ISD incoming termination rate cut to 30 paise from 53 paise

Cellular Operators Association of India said that this could lead to an annual payment loss of Rs 2,000 cr for Indian operators from foreign carriers.

By: ENS Economic Bureau | New Delhi | Published: January 13, 2018 2:25 am
TRAI, ISD calling, ISD incoming call, international incoming call, ISD call rate cut, COAI, OTT, Internet protocol, technology news The international termination charge is levied by telecom companies here from overseas operators on the networks of which a call may have been made.

The Telecom Regulatory Authority of India, on Friday, cut the international incoming call termination rate to 30 paise per minute from 53 paise, with effect from February 1, aiming to curb the “grey route”. However, the Cellular Operators Association of India (COAI), opposing the decision, said that this could lead to an annual payment loss of Rs 2,000 crore for Indian operators from foreign carriers for incoming international calls.

“The Authority is of the view that, while deciding on the appropriate level of ITC (international termination charge) in the country, curbing the menace of grey route should be a more important regulatory priority than facilitating the shift of the international incoming traffic from OTT (over-the-top) route to carrier route,” Trai said.

The international termination charge is levied by telecom companies here from overseas operators on the networks of which a call may have been made.
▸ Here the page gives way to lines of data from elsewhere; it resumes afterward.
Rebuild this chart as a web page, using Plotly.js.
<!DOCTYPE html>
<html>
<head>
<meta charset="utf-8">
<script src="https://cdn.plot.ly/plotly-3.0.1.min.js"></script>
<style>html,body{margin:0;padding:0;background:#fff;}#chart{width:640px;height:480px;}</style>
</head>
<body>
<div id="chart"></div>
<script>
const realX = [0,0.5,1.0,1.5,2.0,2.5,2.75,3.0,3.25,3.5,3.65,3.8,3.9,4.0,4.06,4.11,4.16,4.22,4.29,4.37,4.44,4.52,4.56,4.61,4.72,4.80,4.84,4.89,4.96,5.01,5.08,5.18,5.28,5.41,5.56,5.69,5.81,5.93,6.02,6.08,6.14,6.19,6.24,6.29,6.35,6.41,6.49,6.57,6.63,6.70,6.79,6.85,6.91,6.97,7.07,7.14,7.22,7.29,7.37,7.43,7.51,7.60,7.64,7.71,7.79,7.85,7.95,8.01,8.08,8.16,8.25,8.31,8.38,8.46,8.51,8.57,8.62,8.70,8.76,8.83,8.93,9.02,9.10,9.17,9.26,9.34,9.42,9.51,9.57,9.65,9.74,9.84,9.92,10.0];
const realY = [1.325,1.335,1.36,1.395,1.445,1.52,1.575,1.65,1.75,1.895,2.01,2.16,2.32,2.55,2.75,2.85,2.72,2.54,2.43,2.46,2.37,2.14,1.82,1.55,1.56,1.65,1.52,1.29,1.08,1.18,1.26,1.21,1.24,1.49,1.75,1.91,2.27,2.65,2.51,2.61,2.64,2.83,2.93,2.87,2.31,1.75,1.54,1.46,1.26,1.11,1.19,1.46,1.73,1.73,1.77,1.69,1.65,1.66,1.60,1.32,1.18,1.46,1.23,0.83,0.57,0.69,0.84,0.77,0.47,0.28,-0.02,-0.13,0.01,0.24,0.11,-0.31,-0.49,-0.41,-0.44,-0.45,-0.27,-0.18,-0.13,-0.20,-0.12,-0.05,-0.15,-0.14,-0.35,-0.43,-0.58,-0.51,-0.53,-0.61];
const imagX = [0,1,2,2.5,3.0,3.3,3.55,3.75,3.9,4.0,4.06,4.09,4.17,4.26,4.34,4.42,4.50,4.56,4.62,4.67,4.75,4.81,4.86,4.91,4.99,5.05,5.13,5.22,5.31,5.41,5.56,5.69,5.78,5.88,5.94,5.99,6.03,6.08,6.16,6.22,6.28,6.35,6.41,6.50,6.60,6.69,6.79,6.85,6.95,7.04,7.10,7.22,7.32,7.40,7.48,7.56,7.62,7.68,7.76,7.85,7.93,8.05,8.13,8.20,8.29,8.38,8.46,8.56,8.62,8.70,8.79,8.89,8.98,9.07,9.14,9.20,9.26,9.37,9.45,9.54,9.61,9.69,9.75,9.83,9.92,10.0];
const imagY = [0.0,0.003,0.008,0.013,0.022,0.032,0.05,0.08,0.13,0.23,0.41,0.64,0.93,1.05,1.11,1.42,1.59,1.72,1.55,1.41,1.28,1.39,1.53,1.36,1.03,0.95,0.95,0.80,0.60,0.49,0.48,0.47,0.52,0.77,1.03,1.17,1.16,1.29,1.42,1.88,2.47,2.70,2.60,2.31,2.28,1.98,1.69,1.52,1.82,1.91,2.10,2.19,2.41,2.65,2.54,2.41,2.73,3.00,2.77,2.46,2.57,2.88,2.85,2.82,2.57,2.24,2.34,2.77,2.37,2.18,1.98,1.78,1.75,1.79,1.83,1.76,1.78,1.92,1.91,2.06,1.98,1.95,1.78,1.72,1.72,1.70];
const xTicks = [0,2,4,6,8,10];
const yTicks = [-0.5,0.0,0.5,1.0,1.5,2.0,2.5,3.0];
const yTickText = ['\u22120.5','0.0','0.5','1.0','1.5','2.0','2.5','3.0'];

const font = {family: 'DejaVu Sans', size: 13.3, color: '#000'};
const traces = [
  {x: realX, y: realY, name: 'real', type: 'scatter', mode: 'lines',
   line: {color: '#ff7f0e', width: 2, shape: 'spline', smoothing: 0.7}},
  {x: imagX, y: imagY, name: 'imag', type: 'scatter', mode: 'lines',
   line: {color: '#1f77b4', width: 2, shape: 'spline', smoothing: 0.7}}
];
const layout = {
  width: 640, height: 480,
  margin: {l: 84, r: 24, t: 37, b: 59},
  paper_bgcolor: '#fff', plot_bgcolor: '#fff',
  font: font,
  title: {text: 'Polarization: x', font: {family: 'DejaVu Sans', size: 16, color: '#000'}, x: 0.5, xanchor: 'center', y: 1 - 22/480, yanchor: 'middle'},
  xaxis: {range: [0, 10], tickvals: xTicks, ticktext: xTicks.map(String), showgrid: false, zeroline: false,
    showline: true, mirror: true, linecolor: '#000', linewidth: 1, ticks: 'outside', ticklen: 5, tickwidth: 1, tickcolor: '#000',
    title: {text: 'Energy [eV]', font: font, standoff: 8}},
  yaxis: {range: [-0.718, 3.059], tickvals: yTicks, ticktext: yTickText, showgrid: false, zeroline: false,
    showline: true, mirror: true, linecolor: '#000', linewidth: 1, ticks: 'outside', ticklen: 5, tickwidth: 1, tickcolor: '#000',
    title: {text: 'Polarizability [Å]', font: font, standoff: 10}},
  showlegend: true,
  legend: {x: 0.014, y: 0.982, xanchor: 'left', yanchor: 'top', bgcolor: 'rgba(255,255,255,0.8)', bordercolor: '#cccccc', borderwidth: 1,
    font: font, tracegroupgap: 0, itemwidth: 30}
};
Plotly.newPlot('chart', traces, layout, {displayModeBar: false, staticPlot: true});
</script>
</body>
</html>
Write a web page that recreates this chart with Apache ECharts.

The sector regulator pointed out that the grey market, which routes the ISD calls made in India by setting up illegal voice-over internet protocol gateways, something that needed to be curbed.

“In view of the significant arbitrage opportunity between ITC and domestic rates, high level of ITC will also give rise to growth of the grey market at the cost of national security and revenues of Indian operators. At present, about 20 per cent international incoming calls terminate in India via grey routes. Therefore, lowering of ITC to the cost level will facilitate shift of international incoming traffic from OTT services to ILD (international long distance) carrier and curb the menace of grey market, which will be in the interest of all stakeholders including security agencies,” Trai said, explaining its decision.

Trai also said that the grey route process posed serious security concerns, apart from causing significant leakage in the revenue that would otherwise be accrued with the country and the operators here.

However, the COAI argued that the move of reducing the rate by nearly 43 per cent could result in loss of foreign exchange, as well as a loss of revenue to the exchequer from licence fee and GST.

“The Indian telecom industry is passing through one of its toughest phases with severe financial stress … The regulation from Trai to slash ILD termination rates from 53p/ min to 30p/ min is a body blow to an already stressed industry. The reduction does not benefit any customers and will only benefit foreign carriers … We therefore strongly urge the government and the Trai to re-examine the regulation, and rescind it in the interest of the nation and the telecom industry,” COAI director general Rajan S Mathews said, adding that one of the association’s members Reliance Jio, had divergent views on the issue.